Darum verlässt Ulrich Schulte Plettenberg
Ulrich Schulte beendet seine Bürgermeisterzeit ohne Reue. „Es war meine Entscheidung, dass weitere fünf Jahre mir nicht guttun würden, aber auch Plettenberg nicht“, gesteht er. Ende des Jahres werden er und seine Frau Sabine aus Plettenberg wegziehen nach Norddeutschland. „Dass ich Plettenberg mal verlasse, hätte ich vor drei Jahren noch nicht gedacht. Plettenberg war für mich immer der sichere Ort, was mir sehr wichtig war. Aber ich habe mich verändert. Das Amt hat mich verändert. Jetzt will ich etwas Neues kennenlernen und mich auf das einstellen, was kommt.“ Das Ehepaar Schulte zieht in eine dörfliche Umgebung. „Wenn ich Brötchen hole, fahre ich zwölf Minuten mit dem Auto.“
Die berufliche Zukunft
Ulrich Schulte wird erst mal ein halbes Sabbatjahr einlegen. „Dann werde ich weitersehen. Ich schaue ab und zu schon mal in die Stellenbörsen.“ Es komme aber mit ziemlicher Sicherheit keine Tätigkeit in einer Verwaltung infrage.
Und Plettenberg?
Man werde ihn sicher in Plettenberg wiedersehen, kündigt Ulrich Schulte an. Gerne möchte er zum Beispiel weiter im Biergericht des Schützenvereins Blau-Weiß Sundhelle aktiv bleiben. Aber auch aus der Ferne werde er das Geschehen in der Vier-Täler-Stadt verfolgen. „Ich befürworte daher den FDP-Antrag, Ratssitzungen im Livestream zu übertragen“, sagt er schmunzelnd.

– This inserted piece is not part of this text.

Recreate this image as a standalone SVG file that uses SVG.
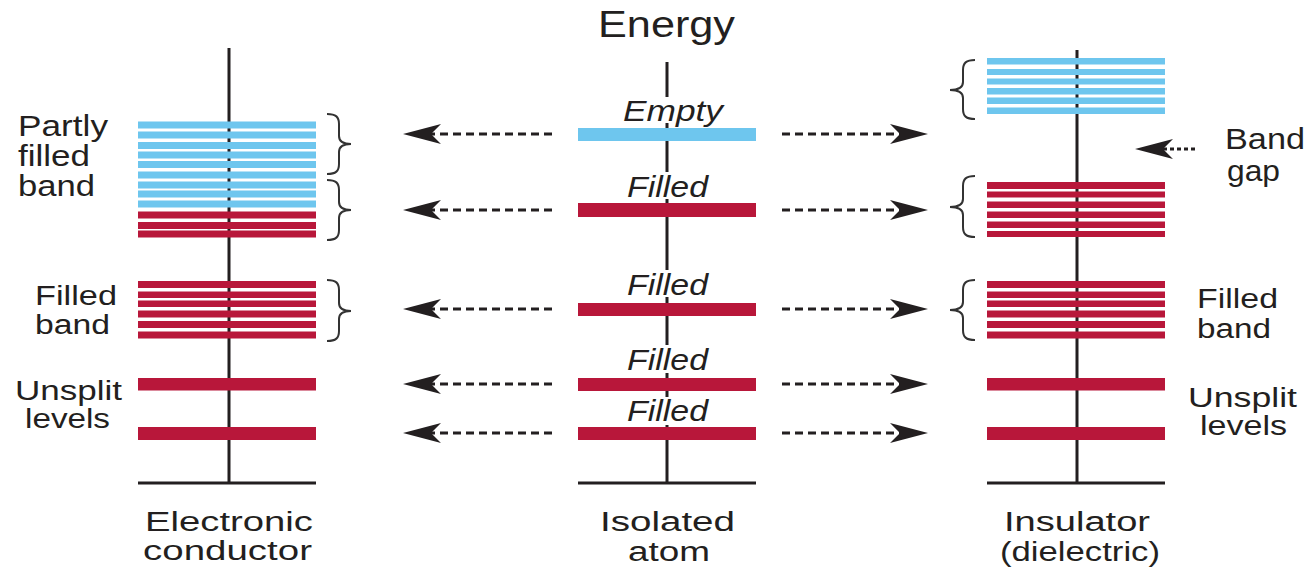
<svg xmlns="http://www.w3.org/2000/svg" width="1309" height="571" viewBox="0 0 1309 571">
<style>
.t{font-family:"Liberation Sans",Arial,sans-serif;fill:#231f20;}
.s{font-size:29px;}
.b{font-size:27px;}
.c{font-size:27px;}
.i{font-size:29px;font-style:italic;}
.ax{stroke:#231f20;stroke-width:3;fill:none;}
.bl{fill:#6ec6ee;}
.rd{fill:#b8173a;}
.br{stroke:#333;stroke-width:2;fill:none;}
.ar{stroke:#231f20;stroke-width:3;stroke-dasharray:8 5;fill:none;marker-end:url(#ah);}
.ar2{stroke:#231f20;stroke-width:3;stroke-dasharray:4 3;fill:none;marker-end:url(#ah);}
</style>
<defs>
<marker id="ah" viewBox="0 0 40 24" refX="12" refY="12" markerWidth="40" markerHeight="24" markerUnits="userSpaceOnUse" orient="auto">
<path d="M40,12 L2,2 L12,12 L2,22 Z" fill="#231f20"/>
</marker>
</defs>
<rect width="1309" height="571" fill="#ffffff"/>
<text class="t" x="598" y="37" font-size="36" textLength="137" lengthAdjust="spacingAndGlyphs">Energy</text>

<g id="conductor">
<line class="ax" x1="229" y1="48" x2="229" y2="483"/>
<line class="ax" x1="138" y1="483" x2="316" y2="483"/>
<rect class="bl" x="138" y="121.5" width="178" height="7"/>
<rect class="bl" x="138" y="131.5" width="178" height="7"/>
<rect class="bl" x="138" y="142" width="178" height="7"/>
<rect class="bl" x="138" y="151.5" width="178" height="7"/>
<rect class="bl" x="138" y="161" width="178" height="7"/>
<rect class="bl" x="138" y="171.5" width="178" height="7"/>
<rect class="bl" x="138" y="181.5" width="178" height="7"/>
<rect class="bl" x="138" y="190.5" width="178" height="7"/>
<rect class="bl" x="138" y="200.5" width="178" height="7"/>
<rect class="rd" x="138" y="211.5" width="178" height="7"/>
<rect class="rd" x="138" y="222" width="178" height="7"/>
<rect class="rd" x="138" y="230.5" width="178" height="7"/>
<rect class="rd" x="138" y="281" width="178" height="7"/>
<rect class="rd" x="138" y="291.5" width="178" height="6.5"/>
<rect class="rd" x="138" y="300.5" width="178" height="6.5"/>
<rect class="rd" x="138" y="310.5" width="178" height="7"/>
<rect class="rd" x="138" y="321" width="178" height="7"/>
<rect class="rd" x="138" y="331.5" width="178" height="7"/>
<rect class="rd" x="138" y="378" width="178" height="12.5"/>
<rect class="rd" x="138" y="427" width="178" height="13"/>
<path class="br" d="M327,114 C336,114 339,117 339,124 L339,136 C339,141 342,144 351,144 C342,144 339,147 339,152 L339,164 C339,171 336,174 327,174"/>
<path class="br" d="M327,180 C336,180 339,183 339,190 L339,202 C339,207 342,210 351,210 C342,210 339,213 339,218 L339,230 C339,237 336,240 327,240"/>
<path class="br" d="M327,280 C336,280 339,283 339,290 L339,303 C339,308 342,311 351,311 C342,311 339,314 339,319 L339,331 C339,338 336,341 327,341"/>
<text class="t s" x="18" y="136" textLength="90" lengthAdjust="spacingAndGlyphs">Partly</text>
<text class="t s" x="18" y="166" textLength="72" lengthAdjust="spacingAndGlyphs">filled</text>
<text class="t s" x="18" y="196" textLength="77" lengthAdjust="spacingAndGlyphs">band</text>
<text class="t b" x="35" y="305" textLength="82" lengthAdjust="spacingAndGlyphs">Filled</text>
<text class="t b" x="35" y="334" textLength="75" lengthAdjust="spacingAndGlyphs">band</text>
<text class="t b" x="15" y="400" textLength="107" lengthAdjust="spacingAndGlyphs">Unsplit</text>
<text class="t b" x="25" y="428" textLength="85" lengthAdjust="spacingAndGlyphs">levels</text>
<text class="t c" x="145" y="531" textLength="168" lengthAdjust="spacingAndGlyphs">Electronic</text>
<text class="t c" x="143" y="560" textLength="169" lengthAdjust="spacingAndGlyphs">conductor</text>
</g>

<g id="atom">
<path class="ax" d="M667,62 V97 M667,123 V172 M667,199 V270 M667,297 V345 M667,373 V397 M667,425 V483"/>
<line class="ax" x1="578" y1="483" x2="756" y2="483"/>
<rect class="bl" x="578" y="128" width="178" height="13"/>
<rect class="rd" x="578" y="203" width="178" height="14"/>
<rect class="rd" x="578" y="303" width="178" height="13"/>
<rect class="rd" x="578" y="378" width="178" height="13"/>
<rect class="rd" x="578" y="427" width="178" height="13"/>
<text class="t i" x="623" y="121" textLength="100" lengthAdjust="spacingAndGlyphs">Empty</text>
<text class="t i" x="627" y="197" textLength="81" lengthAdjust="spacingAndGlyphs">Filled</text>
<text class="t i" x="627" y="295" textLength="81" lengthAdjust="spacingAndGlyphs">Filled</text>
<text class="t i" x="627" y="370" textLength="81" lengthAdjust="spacingAndGlyphs">Filled</text>
<text class="t i" x="627" y="421" textLength="81" lengthAdjust="spacingAndGlyphs">Filled</text>
<text class="t c" x="600" y="531" textLength="135" lengthAdjust="spacingAndGlyphs">Isolated</text>
<text class="t c" x="628" y="561" textLength="82" lengthAdjust="spacingAndGlyphs">atom</text>
</g>

<g id="insulator">
<line class="ax" x1="1077" y1="50" x2="1077" y2="483"/>
<line class="ax" x1="987" y1="483" x2="1165" y2="483"/>
<rect class="bl" x="987" y="58" width="178" height="6.5"/>
<rect class="bl" x="987" y="69" width="178" height="6"/>
<rect class="bl" x="987" y="78.5" width="178" height="6"/>
<rect class="bl" x="987" y="88" width="178" height="6.5"/>
<rect class="bl" x="987" y="97.5" width="178" height="6.5"/>
<rect class="bl" x="987" y="107.5" width="178" height="6.5"/>
<rect class="rd" x="987" y="182" width="178" height="7"/>
<rect class="rd" x="987" y="191.5" width="178" height="6"/>
<rect class="rd" x="987" y="201.5" width="178" height="6.5"/>
<rect class="rd" x="987" y="211.5" width="178" height="6.5"/>
<rect class="rd" x="987" y="221.5" width="178" height="6.5"/>
<rect class="rd" x="987" y="231" width="178" height="6"/>
<rect class="rd" x="987" y="281" width="178" height="7"/>
<rect class="rd" x="987" y="291.5" width="178" height="6.5"/>
<rect class="rd" x="987" y="300.5" width="178" height="6.5"/>
<rect class="rd" x="987" y="310.5" width="178" height="7"/>
<rect class="rd" x="987" y="321" width="178" height="7"/>
<rect class="rd" x="987" y="331.5" width="178" height="7"/>
<rect class="rd" x="987" y="378" width="178" height="12.5"/>
<rect class="rd" x="987" y="427" width="178" height="13"/>
<path class="br" d="M975,60 C966,60 963,63 963,70 L963,82 C963,87 960,90 950,90 C960,90 963,93 963,98 L963,109 C963,116 966,119 975,119"/>
<path class="br" d="M975,176 C966,176 963,179 963,186 L963,199 C963,204 960,207 950,207 C960,207 963,210 963,215 L963,227 C963,234 966,237 975,237"/>
<path class="br" d="M975,280 C966,280 963,283 963,290 L963,302 C963,307 960,310 950,310 C960,310 963,313 963,318 L963,330 C963,337 966,340 975,340"/>
<text class="t s" x="1225" y="149" textLength="80" lengthAdjust="spacingAndGlyphs">Band</text>
<text class="t s" x="1227" y="181" textLength="53" lengthAdjust="spacingAndGlyphs">gap</text>
<text class="t b" x="1197" y="308" textLength="81" lengthAdjust="spacingAndGlyphs">Filled</text>
<text class="t b" x="1197" y="338" textLength="74" lengthAdjust="spacingAndGlyphs">band</text>
<text class="t b" x="1188" y="407" textLength="109" lengthAdjust="spacingAndGlyphs">Unsplit</text>
<text class="t b" x="1200" y="435" textLength="87" lengthAdjust="spacingAndGlyphs">levels</text>
<text class="t c" x="1004" y="531" textLength="146" lengthAdjust="spacingAndGlyphs">Insulator</text>
<text class="t c" x="1000" y="561" textLength="160" lengthAdjust="spacingAndGlyphs">(dielectric)</text>
</g>

<g id="connectors">
<line class="ar" x1="552" y1="134" x2="431" y2="134"/>
<line class="ar" x1="552" y1="210" x2="431" y2="210"/>
<line class="ar" x1="552" y1="309" x2="431" y2="309"/>
<line class="ar" x1="552" y1="384" x2="431" y2="384"/>
<line class="ar" x1="552" y1="433" x2="431" y2="433"/>
<line class="ar" x1="782" y1="134" x2="900" y2="134"/>
<line class="ar" x1="782" y1="210" x2="900" y2="210"/>
<line class="ar" x1="782" y1="309" x2="900" y2="309"/>
<line class="ar" x1="782" y1="384" x2="900" y2="384"/>
<line class="ar" x1="782" y1="433" x2="900" y2="433"/>
<line class="ar2" x1="1195" y1="149" x2="1163" y2="149"/>
</g>
</svg>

In der ihm zukünftig mehr zur Verfügung stehenden Freizeit möchte Schulte sportlich wieder aktiver werden: Mountainbike fahren und Walking. Gut möglich, dass er dann auch mal wieder beim P-Weg-Marathon startet. „Und ich schaffe mir wieder ein Aquarium an“, verrät Schulte.
Seine letzten Arbeitstage als Bürgermeister sind noch ausgefüllt mit Aufgaben. Erst Ende Oktober wird es langsam ruhiger. Dann steht eine Tour nach Norderney zusammen mit den anderen scheidenden Bürgermeistern aus dem Märkischen Kreis auf dem Programm.
Am 4. November wird Ulrich Schulte als Zuschauer in der Ratssitzung verfolgen, wie Martina Reinhold als dienstältestes Ratsmitglied dem neuen Bürgermeister Ralf Beßler die Amtskette übergibt.